*Information shown*:
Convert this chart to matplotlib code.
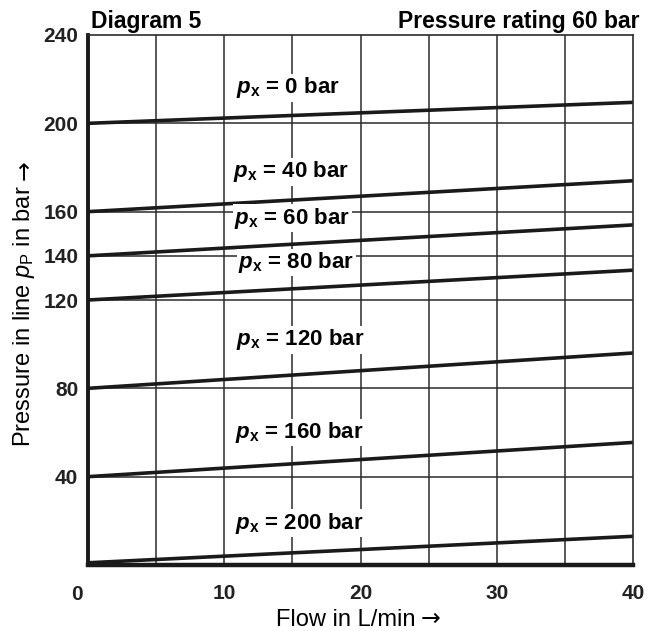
import matplotlib
matplotlib.use("Agg")
import matplotlib.pyplot as plt

plt.rcParams['font.family'] = ['Liberation Sans', 'DejaVu Sans']
plt.rcParams['mathtext.fontset'] = 'custom'
plt.rcParams['mathtext.rm'] = 'Liberation Sans'
plt.rcParams['mathtext.it'] = 'Liberation Sans:italic'
plt.rcParams['mathtext.bf'] = 'Liberation Sans:bold'
plt.rcParams['mathtext.bfit'] = 'Liberation Sans:bold:italic'

# Data
px_values = [0, 40, 60, 80, 120, 160, 200]
flow = [0, 40]
p_start = [200, 160, 140, 120, 80, 40, 1]
p_end = [209.5, 174, 154, 133.5, 96, 55.5, 13]
label_x = [14.7, 14.9, 15.0, 15.3, 15.6, 15.5, 15.5]
label_y = [216, 178, 157, 137, 102, 60, 19]

y_ticks = [40, 80, 120, 140, 160, 200, 240]
x_ticks = [10, 20, 30, 40]
x_grid = [5, 10, 15, 20, 25, 30, 35]
y_grid = [40, 80, 120, 140, 160, 200]

W, H = 660, 631
fig = plt.figure(figsize=(6.6, 6.31), dpi=100)
ax = fig.add_axes([88/W, 66/H, (633-88)/W, (565-35)/H])
ax.set_xlim(0, 40)
ax.set_ylim(0, 240)

gc = '#2b2b2b'
for xv in x_grid:
    ax.axvline(xv, color=gc, lw=1.1, zorder=1)
for yv in y_grid:
    ax.axhline(yv, color=gc, lw=1.1, zorder=1)

for ps, s, e in zip(px_values, p_start, p_end):
    ax.plot(flow, [s, e], color='#1a1a1a', lw=2.6, zorder=2, solid_capstyle='butt')

for ps, lx, ly in zip(px_values, label_x, label_y):
    ax.text(lx, ly, r'$\mathbfit{p}_{\mathbf{x}}$' + f' = {ps} bar', ha='center', va='center',
            fontsize=16, fontweight='bold', zorder=3,
            bbox=dict(facecolor='white', edgecolor='none', pad=1.0))

ax.spines['left'].set_linewidth(2.8)
ax.spines['bottom'].set_linewidth(3.2)
for side in ['left', 'bottom']:
    ax.spines[side].set_color('#1a1a1a')
for side in ['right', 'top']:
    ax.spines[side].set_linewidth(1.2)
    ax.spines[side].set_color(gc)

ax.set_yticks(y_ticks)
ax.set_yticklabels([str(v) for v in y_ticks], fontsize=15, fontweight='bold', color='#222222')
ax.set_xticks(x_ticks)
ax.set_xticklabels([str(v) for v in x_ticks], fontsize=15, fontweight='bold', color='#222222')
ax.tick_params(axis='y', length=0, pad=7)
ax.tick_params(axis='x', length=0, pad=14)
ax.annotate('0', xy=(0, 0), xytext=(-11, -29), textcoords='offset pixels',
            ha='center', va='center', fontsize=15, fontweight='bold', color='#222222',
            annotation_clip=False)

# axis titles (placed as figure text, arrows appended after)
xl = fig.text(276/W, 1 - 620/H, 'Flow in L/min', fontsize=17, ha='left', va='center')
yl = fig.text(24/W, 1 - 447/H, r'Pressure in line $\mathit{p}_{\mathrm{P}}$ in bar',
              fontsize=17, ha='center', va='bottom', rotation=90, rotation_mode='default')

fig.text(91/W, 1 - 28/H, 'Diagram 5', ha='left', va='baseline', fontsize=16.5, fontweight='bold')
fig.text(640/W, 1 - 28/H, 'Pressure rating 60 bar', ha='right', va='baseline', fontsize=16.5, fontweight='bold')

fig.canvas.draw()
r = fig.canvas.get_renderer()
bx = xl.get_window_extent(r)
by = yl.get_window_extent(r)
fig.text((bx.x1 + 5) / W, (bx.y0 + bx.y1) / 2 / H + 1/H, '\u2192', family='DejaVu Sans',
         fontsize=17, ha='left', va='center')
fig.text((by.x0 + by.x1) / 2 / W + 1/W, (by.y1 + 5) / H, '\u2192', family='DejaVu Sans',
         fontsize=17, ha='center', va='bottom', rotation=90)

fig.savefig('out.png', dpi=100)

*Task goal*:
Print, exactly as written, the lines above from the first one to the one containing "import matplotlib.pyplot as plt". Leave out pictures.

*Exercise solution*:
Convert this chart to matplotlib code.
import matplotlib
matplotlib.use("Agg")
import matplotlib.pyplot as plt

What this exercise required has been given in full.